Key Takeaways
The Consumer Financial Protection Bureau’s plan to reduce its oversight of nonbanks has created an unusual alliance between two groups that rarely agree: bank trade associations and consumer advocates, according to a recent American Banker report.
The united front the banking groups and consumer advocates have established is the latest twist in a developing story that contains major implications for how much regulatory oversight nonbanks, including companies that often serve subprime borrowers, stand to face from the CFPB in the near future.
The bureau’s strategy to reduce its supervision of nonbanks applies to organizations operating in several sectors, including auto lending, debt collecting, and consumer credit reporting.
Banking groups contend that the CFPB’s proposed lack of oversight on nonbank entities may create an uneven playing field in the financial services ecosystem.
“When nonbanks are allowed to operate with lighter or fragmented oversight, it distorts markets, undermines fair competition, and risks harm to consumers,” representatives from the Bank Policy Institute and the Consumer Bankers Association wrote in a joint letter on the proposed rule, as reported by American Banker.
Banking groups indicate that the CFPB’s plan to end oversight of nonbanks will weaken fair competition.
Limited oversight of nonbanks may erode the ability of responsible companies to compete and allow nonbanks to engage in behaviors that harm consumers, the representatives added.
The bureau itself has acknowledged that its newly proposed strategy isn’t without its shortcomings.
“Firms may be more likely to engage in conduct that could be said to present some probability of harm to consumers,” the CFPB said in its proposed rule.
Recent Actions Underscore a Larger Trend
Nonbanks may have initially been elated to hear of the bureau’s proposal. But, in a topsy-turvy year for the agency, nonbanks may want to wait before adjusting their strategies.
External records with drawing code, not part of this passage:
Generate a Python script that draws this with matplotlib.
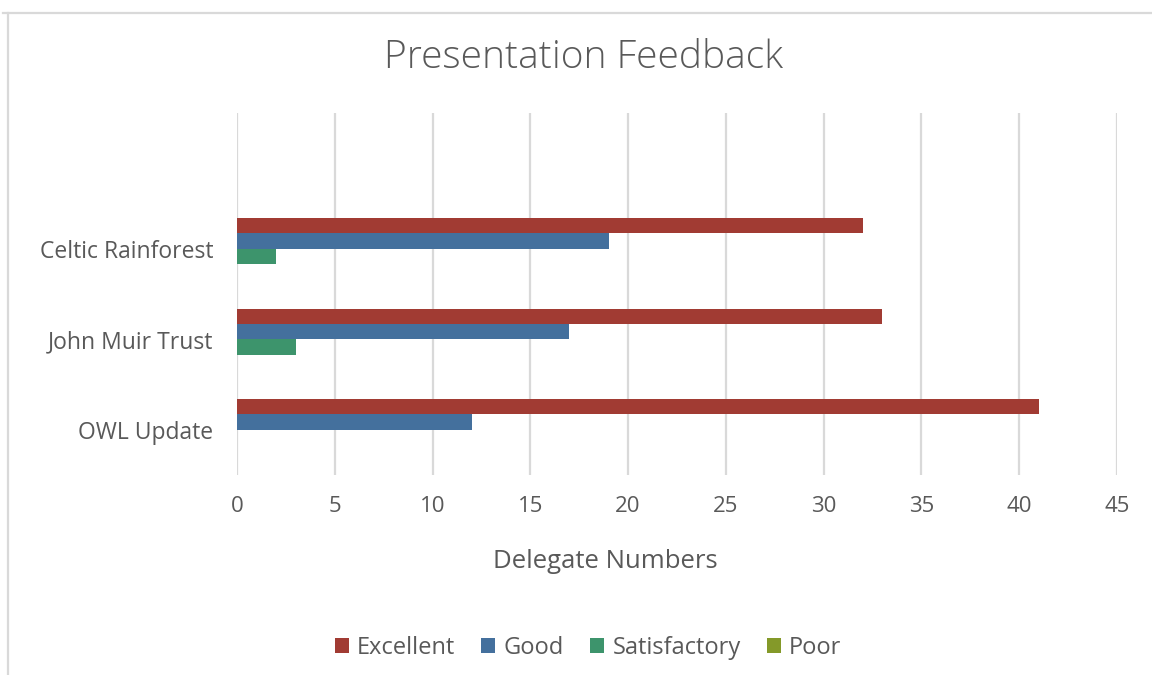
import matplotlib
matplotlib.use('Agg')
import matplotlib.pyplot as plt
import numpy as np
from matplotlib.lines import Line2D
from matplotlib.patches import Patch

plt.rcParams['font.family'] = ['Open Sans', 'DejaVu Sans']

categories = ['OWL Update', 'John Muir Trust', 'Celtic Rainforest']
series = ['Excellent', 'Good', 'Satisfactory', 'Poor']
excellent = [41, 33, 32]
good = [12, 17, 19]
satisfactory = [0, 3, 2]
poor = [0, 0, 0]
colors = ['#A13B33', '#44709D', '#3D946C', '#849929']

text_col = '#595959'
grid_col = '#D9D9D9'

fig = plt.figure(figsize=(11.52, 6.75), dpi=100)
ax = fig.add_axes([237 / 1152, 1 - 475 / 675, 880 / 1152, 362 / 675])

y = np.arange(len(categories))
h = 0.169
offsets = [1.5 * h, 0.5 * h, -0.5 * h, -1.5 * h]
for vals, off, col, name in zip([excellent, good, satisfactory, poor], offsets, colors, series):
    ax.barh(y + off, vals, height=h, color=col, linewidth=0, label=name, zorder=3)

ax.set_xlim(0, 45)
ax.set_ylim(-0.5, 3.5)
ax.set_xticks(np.arange(0, 46, 5))
ax.set_yticks(y)
ax.set_yticklabels(categories)
ax.grid(axis='x', color=grid_col, linewidth=1.6, zorder=0)
ax.tick_params(axis='x', length=0, colors=text_col, labelsize=16, pad=15)
ax.tick_params(axis='y', length=0, colors=text_col, labelsize=16.5, pad=17)
for s in ax.spines.values():
    s.set_visible(False)

fig.text(584 / 1152, 1 - 58 / 675, 'Presentation Feedback', ha='center', va='center',
         fontsize=28, color=text_col, fontweight='light')
fig.text(605 / 1152, 1 - 561 / 675, 'Delegate Numbers', ha='center', va='center',
         fontsize=18.5, color=text_col)

# chart frame (extends past the image edges)
fig.add_artist(Line2D([3 / 1152, 1], [1 - 13 / 675] * 2, color=grid_col, lw=1.6))
fig.add_artist(Line2D([8 / 1152] * 2, [0, 1 - 13 / 675], color=grid_col, lw=1.6))

handles = [Patch(facecolor=c, edgecolor='none') for c in colors]
fig.legend(handles, series, loc='center', bbox_to_anchor=(588 / 1152, 1 - 648 / 675), ncol=4,
           frameon=False, fontsize=17, labelcolor=text_col, handlelength=0.6, handleheight=0.6,
           handletextpad=0.35, columnspacing=1.1)

fig.savefig('out.png', dpi=100)
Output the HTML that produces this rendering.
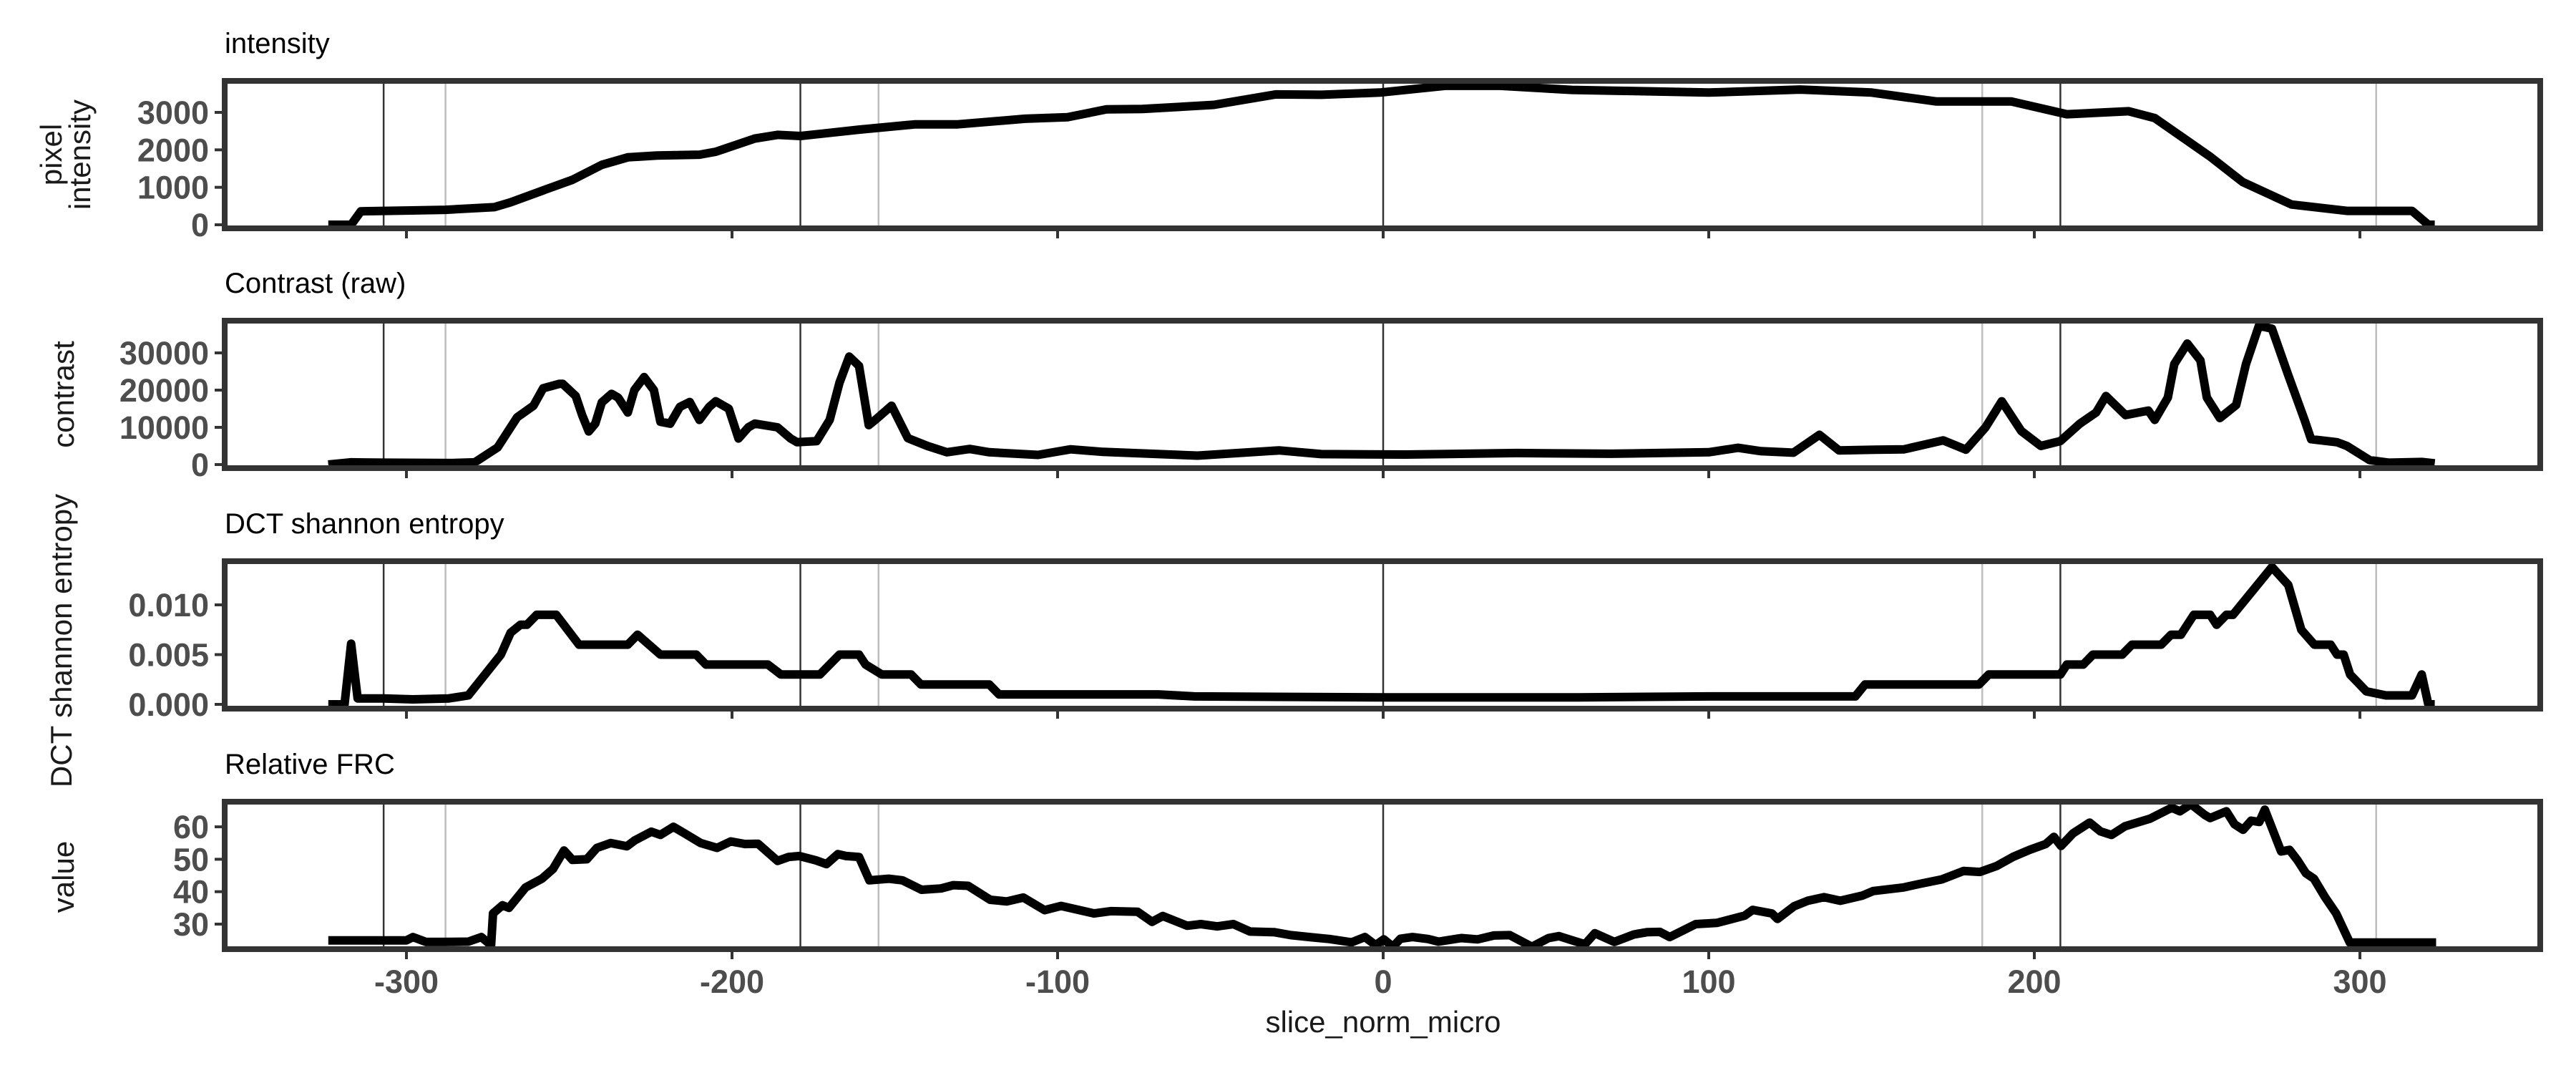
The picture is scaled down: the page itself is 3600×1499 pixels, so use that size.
<!DOCTYPE html>
<html><head><meta charset="utf-8"><style>
html,body{margin:0;padding:0;background:#fff;}
svg{display:block;}
text{font-family:"Liberation Sans",sans-serif;}
</style></head><body>
<svg id="chart" width="3600" height="1499" viewBox="0 0 3600 1499" xmlns="http://www.w3.org/2000/svg">
<rect width="3600" height="1499" fill="#fff"/>
<g id="layer"></g>
</svg>
<script>
// ---- data ----
const xTicks = [-300,-200,-100,0,100,200,300];
const darkLines = [-307,-179,0,208];
const greyLines = [-288,-155,184,305];
const intenX = [-324,-317,-314,-300,-288,-273,-268,-257,-249,-240,-232,-223,-210,-205,-193,-186,-179,-161,-144,-131,-110,-97,-85,-74,-52,-33,-19,-1,19,36,58,71,100,128,150,170,193,210,229,237,254,264,279,296,316,321,323];
const intenY = [0,0,360,380,400,470,600,950,1200,1600,1800,1850,1870,1950,2300,2400,2370,2540,2680,2680,2830,2870,3080,3090,3200,3480,3470,3530,3710,3710,3600,3580,3530,3610,3530,3290,3290,2950,3030,2850,1820,1140,540,370,370,0,0];
const contX = [-324,-317,-307,-286,-279,-272,-266,-261,-258,-253,-252,-248,-246,-244,-242,-240,-237,-235,-232,-230,-227,-224,-222,-219,-216,-213,-210,-207,-205,-201,-198,-195,-193,-186,-182,-180,-174,-170,-167,-164,-161,-158,-156,-151,-146,-140,-134,-127,-121,-106,-96,-86,-57,-32,-19,7,41,70,100,109,116,126,134,140,151,160,172,179,185,190,196,202,208,214,219,222,228,235,237,241,243,247,251,253,257,262,265,269,273,278,283,285,293,296,303,309,319,323];
const contY = [0,600,500,400,600,4600,12700,15800,20500,21700,21700,18400,13200,8900,11000,16700,19000,18000,14000,20000,23500,20000,11500,11000,15500,16800,12000,15500,17000,15000,7000,10000,11000,10000,7000,6000,6300,12000,22000,29000,26500,10600,12000,15800,7100,5000,3300,4200,3300,2600,4100,3400,2400,3800,2800,2700,3100,2900,3300,4500,3600,3200,8000,3800,4000,4100,6500,4000,10000,17000,9000,5000,6300,11000,14000,18400,13300,14500,12000,18000,27000,32500,28000,18000,12500,16000,27000,37300,36500,24000,12000,6800,6000,5000,1200,500,700,300];
const entX = [-324,-319,-317,-315,-307,-298,-287,-281,-271,-268,-265,-263,-260,-254,-247,-232,-229,-222,-211,-208,-189,-185,-173,-167,-161,-159,-154,-145,-142,-121,-118,-69,-58,0,60,100,145,148,183,186,208,210,215,218,227,230,239,242,245,249,254,256,259,261,273,278,282,286,291,293,295,297,302,308,316,319,321,323];
const entY = [0,0,0.0061,0.0006,0.0006,0.0005,0.0006,0.0009,0.005,0.0072,0.008,0.008,0.009,0.009,0.006,0.006,0.007,0.005,0.005,0.004,0.004,0.003,0.003,0.005,0.005,0.004,0.003,0.003,0.002,0.002,0.001,0.001,0.0008,0.0007,0.0007,0.0008,0.0008,0.002,0.002,0.003,0.003,0.004,0.004,0.005,0.005,0.006,0.006,0.007,0.007,0.009,0.009,0.008,0.009,0.009,0.0138,0.012,0.0075,0.006,0.006,0.005,0.005,0.003,0.0013,0.0009,0.0009,0.003,0,0];
const frcX = [-324,-300,-298,-294,-289,-281,-277,-274,-273.4,-270.5,-268.5,-263.4,-258.4,-255,-251.6,-249,-244.6,-241.5,-237.3,-232.3,-229.9,-224.8,-222,-218,-214.6,-209.6,-204.6,-200.4,-196,-192,-186,-182.6,-179.3,-174.3,-171,-167.5,-165,-161,-157.8,-151.9,-147.7,-141.8,-135.8,-132,-127.5,-120.7,-115.6,-110.5,-104,-98.9,-88.8,-83.7,-75.4,-71,-67.7,-60.2,-56,-51,-46,-40.9,-33.4,-28.4,-21.5,-16.5,-9.7,-5.6,-2.3,0.2,3,5.3,9,13.8,17,24,29,34,38.9,45.7,50.8,54,59,62,65,71,77,81,85,88,96,102.6,111,113.5,119.4,121.1,126.2,130.4,135.4,140.4,147.2,150.5,159.8,164.8,171.6,178.3,183.3,188.4,193.4,198.5,203.5,206,208.2,211.9,217,220.3,223.7,227.9,235.5,242.2,244.7,248.1,252.3,254,259,261.5,264.1,266.6,269.1,270.8,275.8,278.4,280.9,283.4,285.9,289.3,292.7,296.9,323.4];
const frcY = [25,25,26,24.5,24.5,24.6,26,23.5,33.3,35.8,35,41.3,44,47,52.7,49.8,50,53.5,55,54,55.8,58.5,57.5,60,58,55,53.5,55.5,54.7,54.8,49.5,50.7,51,49.7,48.5,51.6,51,50.7,43.5,44,43.5,40.6,41,42,41.8,37.5,37,38.2,34.3,35.6,33.3,34,33.8,30.7,32.5,29.5,30,29.3,30,27.7,27.5,26.6,25.9,25.4,24.4,26,23.5,25.3,23,25.5,26,25.4,24.6,25.7,25.3,26.5,26.6,23,25.7,26.3,24.7,23.8,27.2,24.5,26.8,27.5,27.6,26,30,30.4,32.6,34.4,33.3,31.6,35.5,37.2,38.3,37.2,38.8,40.2,41.3,42.4,43.8,46.4,46.1,47.9,50.7,52.9,54.7,56.9,54.1,58,61.3,58.6,57.5,60.2,62.5,65.9,64.8,67,63.7,62.7,64.8,60.8,59.1,61.9,61.5,65.3,52.4,52.9,49.6,45.7,44,38.3,33.3,24.3,24.3];
const t1 = [0,1000,2000,3000];
const t2 = [0,10000,20000,30000];
const t3 = [0,0.005,0.010];
const t3Labels = ["0.000","0.005","0.010"];
const t4 = [30,40,50,60];

// ---- layout ----
const NS="http://www.w3.org/2000/svg";
const L=314, R=3550;
const xs = v => 1933 + v*4.55;
const panels = [
 {name:"intensity", title:"intensity", top:113, bot:319, y:v=>314 - v*0.05233, ticks:t1, labels:t1.map(String), xv:intenX, yv:intenY},
 {name:"contrast", title:"Contrast (raw)", top:448, bot:654, y:v=>649 - v*0.0052, ticks:t2, labels:t2.map(String), xv:contX, yv:contY},
 {name:"entropy", title:"DCT shannon entropy", top:784, bot:990, y:v=>984 - v*13900, ticks:t3, labels:t3Labels, xv:entX, yv:entY},
 {name:"frc", title:"Relative FRC", top:1120, bot:1326, y:v=>1291 - (v-30)*4.53, ticks:t4, labels:t4.map(String), xv:frcX, yv:frcY}
];
const layer=document.getElementById('layer');
function mk(tag, attrs, parent){const e=document.createElementNS(NS,tag);for(const k in attrs)e.setAttribute(k,attrs[k]);(parent||layer).appendChild(e);return e;}

const defs=mk('defs',{});
panels.forEach((p,i)=>{
  const g=mk('g',{});
  
  
  const cp=mk('clipPath',{id:'clip'+i},defs);
  mk('rect',{x:L+4,y:p.top+4,width:R-L-8,height:p.bot-p.top-8},cp);
  const title=mk('text',{x:L,y:p.top-39,'font-size':40,fill:'#000'},g);
  title.textContent=p.title;
  
  
  greyLines.forEach(v=>{
    const ln=mk('line',{x1:xs(v),x2:xs(v),y1:p.top,y2:p.bot,stroke:'#bdbdbd','stroke-width':2.5},g);
    
    
  });
  darkLines.forEach(v=>{
    const ln=mk('line',{x1:xs(v),x2:xs(v),y1:p.top,y2:p.bot,stroke:'#333','stroke-width':2.5},g);
    
    
  });
  let d='';
  p.xv.forEach((xv,j)=>{d+=(j?'L':'M')+xs(xv).toFixed(1)+','+p.y(p.yv[j]).toFixed(1);});
  const path=mk('path',{d:d,fill:'none',stroke:'#000','stroke-width':12,'stroke-linejoin':'round','clip-path':'url(#clip'+i+')'},g);
  
  
  const fr=mk('rect',{x:L,y:p.top,width:R-L,height:p.bot-p.top,fill:'none',stroke:'#333','stroke-width':8},g);
  
  
  p.ticks.forEach((tv,j)=>{
    const y=p.y(tv);
    const tk=mk('line',{x1:L-14,x2:L,y1:y,y2:y,stroke:'#333','stroke-width':4},g);
    
    
    const tl=mk('text',{x:292,y:y+16,'text-anchor':'end','font-size':45,'font-weight':'bold',fill:'#4d4d4d'},g);
    tl.textContent=p.labels[j];
    
    
  });
  xTicks.forEach(tv=>{
    const tk=mk('line',{x1:xs(tv),x2:xs(tv),y1:p.bot,y2:p.bot+14,stroke:'#333','stroke-width':4},g);
    
    
    if(i===3){
      const tl=mk('text',{x:xs(tv),y:1387,'text-anchor':'middle','font-size':45,'font-weight':'bold',fill:'#4d4d4d'},g);
      tl.textContent=String(tv);
      
      
    }
  });
});
function ytitle(txt,x,y,name){
  const t=mk('text',{x:x,y:y,'text-anchor':'middle','font-size':42,fill:'#1a1a1a',transform:'rotate(-90 '+x+' '+y+')'});
  t.textContent=txt;
  
  
}
ytitle('pixel',86,216,'y-axis-title-intensity-line1');
ytitle('intensity',126,216,'y-axis-title-intensity-line2');
ytitle('contrast',103,551,'y-axis-title-contrast');
ytitle('DCT shannon entropy',100,895,'y-axis-title-entropy');
ytitle('value',103,1225,'y-axis-title-frc');
const xt=mk('text',{x:1933,y:1442,'text-anchor':'middle','font-size':42,fill:'#1a1a1a'});
xt.textContent='slice_norm_micro';


</script>
</body></html>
And groups opposing the bureau’s plan to cut supervision of nonbanks may not want to expend too much energy at the moment fighting it.

The CFPB recently abandoned plans to monitor both Apple and U.S. Bank. The agency cut short its oversight of those companies, which stemmed from separate issues the bureau found within Apple and U.S. Bank’s practices, years before it originally intended to.
And the CFPB may just be getting started in peeling back its monitoring programs.
A new report reveals that many people who work for the bureau expect it to soon bring an end to all of its nonpublic, pending enforcement actions.
Congress passed a bill over the summer that cut nearly half of the agency’s funding. If the CFPB continues to lose resources, nonbanks may not be the only institutions in a position to shift to operating outside of the bureau’s reach.
Amanda Fischer, Policy Director and Chief Operating Officer for Better Markets, assessed the CFPB’s decision to scrap its plans to monitor Apple and U.S. Bank in a recent report.
“I think it’s part of a wider trend that the bureau has initiated since the inauguration, which is to indiscriminately allow the financial services industry to escape any sort of ongoing bureau oversight,” she said.